◆ **The problem**
Output the data word for word, dropping every image.
-- Data lines start --
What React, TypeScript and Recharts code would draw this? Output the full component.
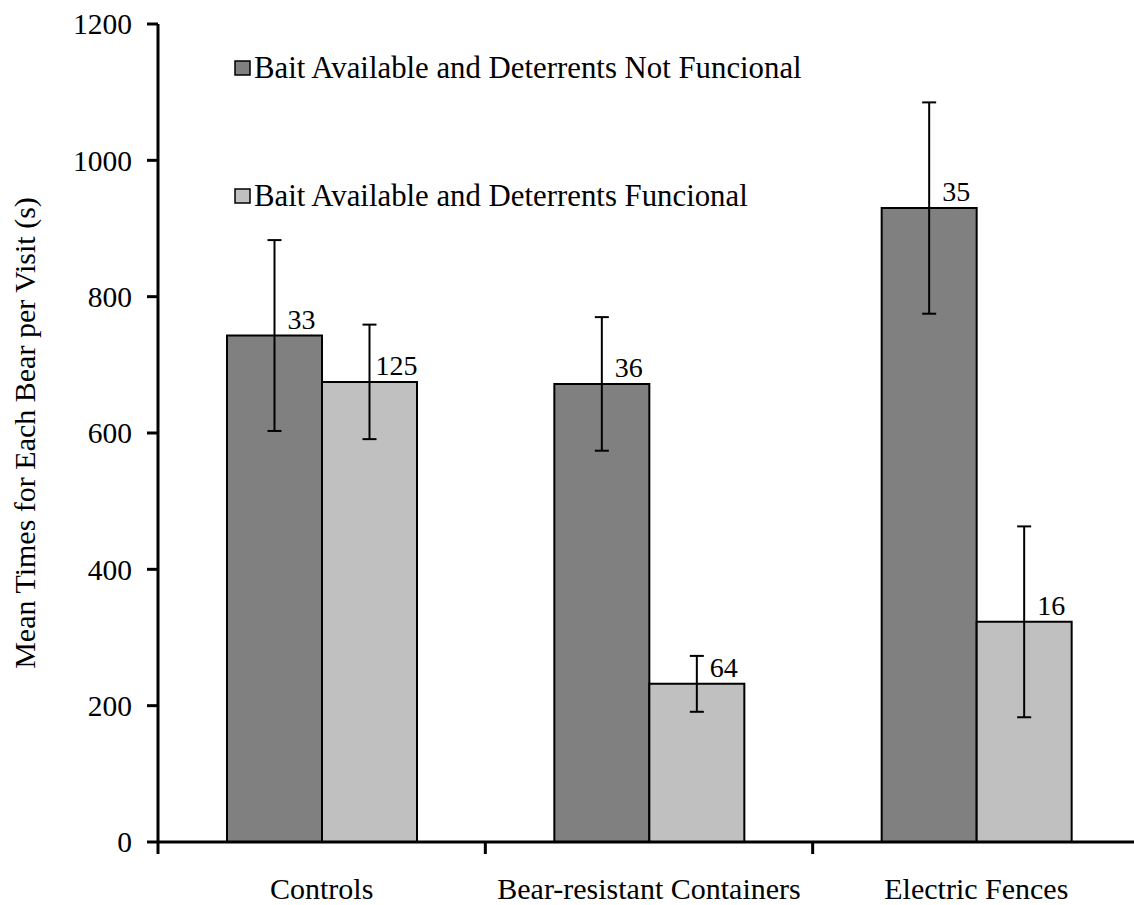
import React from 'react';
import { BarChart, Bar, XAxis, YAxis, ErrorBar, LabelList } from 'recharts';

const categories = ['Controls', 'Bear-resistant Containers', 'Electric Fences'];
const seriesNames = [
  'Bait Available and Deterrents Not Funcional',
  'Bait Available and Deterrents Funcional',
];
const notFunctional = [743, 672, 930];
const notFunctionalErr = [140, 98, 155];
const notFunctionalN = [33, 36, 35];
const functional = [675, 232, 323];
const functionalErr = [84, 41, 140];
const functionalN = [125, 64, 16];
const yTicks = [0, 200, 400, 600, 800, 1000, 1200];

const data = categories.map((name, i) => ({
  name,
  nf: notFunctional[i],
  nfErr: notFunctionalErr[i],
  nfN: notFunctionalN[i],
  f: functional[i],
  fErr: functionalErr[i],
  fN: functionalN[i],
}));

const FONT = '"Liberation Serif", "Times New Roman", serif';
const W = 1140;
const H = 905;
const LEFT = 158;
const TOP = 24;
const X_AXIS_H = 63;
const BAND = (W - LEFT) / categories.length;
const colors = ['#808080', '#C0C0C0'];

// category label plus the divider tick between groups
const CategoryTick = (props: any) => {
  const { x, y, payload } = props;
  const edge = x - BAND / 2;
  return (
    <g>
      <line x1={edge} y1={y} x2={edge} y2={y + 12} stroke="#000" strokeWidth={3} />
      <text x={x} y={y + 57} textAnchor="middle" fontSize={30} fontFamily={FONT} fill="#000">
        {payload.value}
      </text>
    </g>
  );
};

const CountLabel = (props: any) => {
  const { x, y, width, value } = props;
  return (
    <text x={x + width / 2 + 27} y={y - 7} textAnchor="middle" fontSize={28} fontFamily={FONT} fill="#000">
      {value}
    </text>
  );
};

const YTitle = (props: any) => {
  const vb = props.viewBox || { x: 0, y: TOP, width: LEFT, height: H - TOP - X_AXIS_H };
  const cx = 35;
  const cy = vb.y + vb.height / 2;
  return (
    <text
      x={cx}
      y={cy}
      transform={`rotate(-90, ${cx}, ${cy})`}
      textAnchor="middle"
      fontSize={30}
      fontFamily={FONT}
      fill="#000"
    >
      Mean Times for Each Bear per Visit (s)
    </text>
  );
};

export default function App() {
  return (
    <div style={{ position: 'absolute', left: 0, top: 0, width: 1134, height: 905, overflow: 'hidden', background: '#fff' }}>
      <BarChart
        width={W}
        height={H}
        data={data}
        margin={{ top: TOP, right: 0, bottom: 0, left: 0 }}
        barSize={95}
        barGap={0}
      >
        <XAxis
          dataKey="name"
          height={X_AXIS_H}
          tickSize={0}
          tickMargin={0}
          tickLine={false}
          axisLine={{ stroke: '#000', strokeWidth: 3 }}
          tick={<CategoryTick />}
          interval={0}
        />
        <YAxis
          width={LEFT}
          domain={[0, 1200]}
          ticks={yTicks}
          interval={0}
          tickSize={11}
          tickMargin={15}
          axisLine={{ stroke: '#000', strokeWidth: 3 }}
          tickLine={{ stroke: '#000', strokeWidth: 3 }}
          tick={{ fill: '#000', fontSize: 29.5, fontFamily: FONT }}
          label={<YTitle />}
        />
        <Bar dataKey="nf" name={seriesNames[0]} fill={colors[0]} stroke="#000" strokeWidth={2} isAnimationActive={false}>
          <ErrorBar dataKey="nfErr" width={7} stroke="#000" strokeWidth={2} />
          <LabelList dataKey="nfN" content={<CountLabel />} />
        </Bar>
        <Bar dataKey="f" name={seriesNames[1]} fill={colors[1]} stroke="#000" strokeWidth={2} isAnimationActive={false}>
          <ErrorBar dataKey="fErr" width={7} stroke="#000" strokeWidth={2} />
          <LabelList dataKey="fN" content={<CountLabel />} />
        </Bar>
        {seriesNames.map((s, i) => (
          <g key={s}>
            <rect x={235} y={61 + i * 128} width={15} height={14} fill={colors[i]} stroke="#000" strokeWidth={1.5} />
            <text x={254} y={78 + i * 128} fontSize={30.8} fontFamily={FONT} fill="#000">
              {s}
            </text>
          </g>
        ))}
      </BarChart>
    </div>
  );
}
-- Data lines end --
◆ **Task result**
What React, TypeScript and Recharts code would draw this? Output the full component.
import React from 'react';
import { BarChart, Bar, XAxis, YAxis, ErrorBar, LabelList } from 'recharts';

const categories = ['Controls', 'Bear-resistant Containers', 'Electric Fences'];
const seriesNames = [
  'Bait Available and Deterrents Not Funcional',
  'Bait Available and Deterrents Funcional',
];
const notFunctional = [743, 672, 930];
const notFunctionalErr = [140, 98, 155];
const notFunctionalN = [33, 36, 35];
const functional = [675, 232, 323];
const functionalErr = [84, 41, 140];
const functionalN = [125, 64, 16];
const yTicks = [0, 200, 400, 600, 800, 1000, 1200];

const data = categories.map((name, i) => ({
  name,
  nf: notFunctional[i],
  nfErr: notFunctionalErr[i],
  nfN: notFunctionalN[i],
  f: functional[i],
  fErr: functionalErr[i],
  fN: functionalN[i],
}));

const FONT = '"Liberation Serif", "Times New Roman", serif';
const W = 1140;
const H = 905;
const LEFT = 158;
const TOP = 24;
const X_AXIS_H = 63;
const BAND = (W - LEFT) / categories.length;
const colors = ['#808080', '#C0C0C0'];

// category label plus the divider tick between groups
const CategoryTick = (props: any) => {
  const { x, y, payload } = props;
  const edge = x - BAND / 2;
  return (
    <g>
      <line x1={edge} y1={y} x2={edge} y2={y + 12} stroke="#000" strokeWidth={3} />
      <text x={x} y={y + 57} textAnchor="middle" fontSize={30} fontFamily={FONT} fill="#000">
        {payload.value}
      </text>
    </g>
  );
};

const CountLabel = (props: any) => {
  const { x, y, width, value } = props;
  return (
    <text x={x + width / 2 + 27} y={y - 7} textAnchor="middle" fontSize={28} fontFamily={FONT} fill="#000">
      {value}
    </text>
  );
};

const YTitle = (props: any) => {
  const vb = props.viewBox || { x: 0, y: TOP, width: LEFT, height: H - TOP - X_AXIS_H };
  const cx = 35;
  const cy = vb.y + vb.height / 2;
  return (
    <text
      x={cx}
      y={cy}
      transform={`rotate(-90, ${cx}, ${cy})`}
      textAnchor="middle"
      fontSize={30}
      fontFamily={FONT}
      fill="#000"
    >
      Mean Times for Each Bear per Visit (s)
    </text>
  );
};

export default function App() {
  return (
    <div style={{ position: 'absolute', left: 0, top: 0, width: 1134, height: 905, overflow: 'hidden', background: '#fff' }}>
      <BarChart
        width={W}
        height={H}
        data={data}
        margin={{ top: TOP, right: 0, bottom: 0, left: 0 }}
        barSize={95}
        barGap={0}
      >
        <XAxis
          dataKey="name"
          height={X_AXIS_H}
          tickSize={0}
          tickMargin={0}
          tickLine={false}
          axisLine={{ stroke: '#000', strokeWidth: 3 }}
          tick={<CategoryTick />}
          interval={0}
        />
        <YAxis
          width={LEFT}
          domain={[0, 1200]}
          ticks={yTicks}
          interval={0}
          tickSize={11}
          tickMargin={15}
          axisLine={{ stroke: '#000', strokeWidth: 3 }}
          tickLine={{ stroke: '#000', strokeWidth: 3 }}
          tick={{ fill: '#000', fontSize: 29.5, fontFamily: FONT }}
          label={<YTitle />}
        />
        <Bar dataKey="nf" name={seriesNames[0]} fill={colors[0]} stroke="#000" strokeWidth={2} isAnimationActive={false}>
          <ErrorBar dataKey="nfErr" width={7} stroke="#000" strokeWidth={2} />
          <LabelList dataKey="nfN" content={<CountLabel />} />
        </Bar>
        <Bar dataKey="f" name={seriesNames[1]} fill={colors[1]} stroke="#000" strokeWidth={2} isAnimationActive={false}>
          <ErrorBar dataKey="fErr" width={7} stroke="#000" strokeWidth={2} />
          <LabelList dataKey="fN" content={<CountLabel />} />
        </Bar>
        {seriesNames.map((s, i) => (
          <g key={s}>
            <rect x={235} y={61 + i * 128} width={15} height={14} fill={colors[i]} stroke="#000" strokeWidth={1.5} />
            <text x={254} y={78 + i * 128} fontSize={30.8} fontFamily={FONT} fill="#000">
              {s}
            </text>
          </g>
        ))}
      </BarChart>
    </div>
  );
}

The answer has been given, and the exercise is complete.